Si rileva in ogni caso che ai sensi dell’art. 49 del GDPR è ammesso il trasferimento di dati personali verso un paese terzo qualora l’interessato abbia esplicitamente acconsentito, in modo diretto e informato, al trasferimento proposto, dopo essere stato informato dei possibili rischi.

In conclusione, nonostante con le dovute precauzioni risulti possibile utilizzare Google Analytics senza ottenere il consenso dell’interessato, la decisione del Garante austriaco è l’ennesima conferma della crescente attenzione delle autorità di controllo circa l’utilizzo imprudente di fornitori di servizi informatici provenienti da stati che non garantiscono un adeguato livello di protezione dei dati personali[2], come la “Big Tech” statunitense.

In caso di utilizzo di Google Analytics è dunque necessario ottenere il consenso degli utenti attraverso un idoneo banner, dopo averli correttamente informati delle caratteristiche del relativo trattamento, in conformità alle recenti indicazioni del Garante italiano sul tema.

Lo Studio è a disposizione per qualsiasi chiarimento.

[1] Affinché si possa ritenere che non vi sia stato alcun trattamento di dati personali, è evidente che l’anonimizzazione deve essere impostata dal momento in cui si inizia ad utilizzare Google Analytics; se la stessa viene configurata successivamente, per tutti gli IP non anonimizzati raccolti sino a quel momento è sicuramente configurabile un trattamento e dunque trova applicazione la normativa dettata dal GDPR.

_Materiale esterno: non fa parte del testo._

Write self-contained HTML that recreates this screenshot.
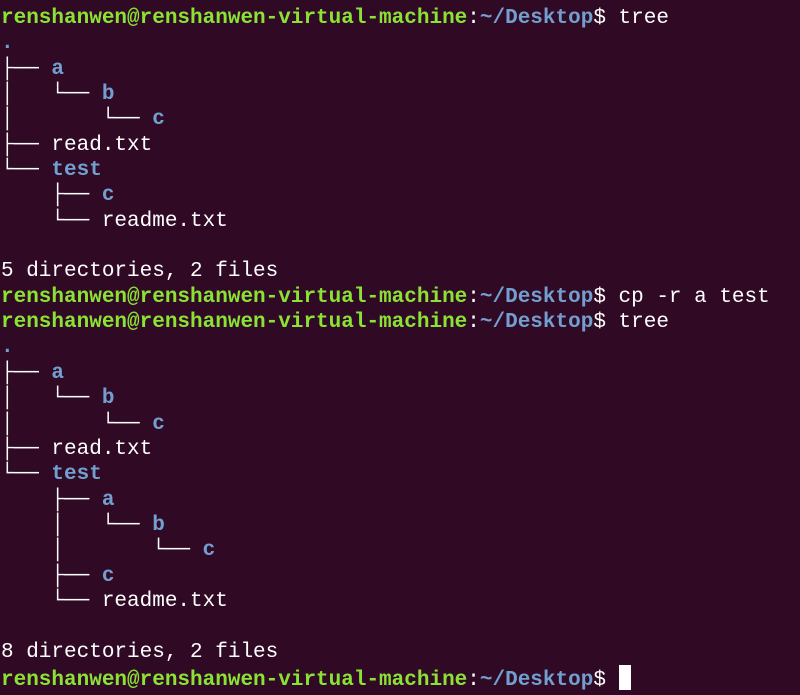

[2] Come già ricordato in una precedente newsletter sul tema, anche il Garante italiano ha iniziato a sanzionare chi non rispetta tale disciplina. Recentemente, una nota università, ha ricevuto una sanzione di €200.000,00 per aver trasferito dati personali, nell’ambito dello svolgimento degli esami a distanza, verso gli Stati Uniti d’America, senza aver comprovato che il trasferimento in questione fosse posto in essere nell’effettivo rispetto delle condizioni di cui al Capo V del GDPR. La sanzione è stata comminata nonostante: i) il trasferimento fosse stato eseguito sul presupposto che il fornitore, sul proprio sito, garantiva il rispetto della normativa UE (ma l’università non ha effettuato un’indagine abbastanza approfondita per accertarsi che fosse effettivamente così); ii) con il fornitore statunitense fosse stato stipulato un contratto che ricalcava le condizioni standard fornite dalla Commissione Europea ed in cui si faceva riferimento all’impegno del fornitore ad adottare misure di sicurezza (tuttavia, questo era un impegno generico e non era stata allegata al contratto la precisa elencazione delle misure specifiche adottate).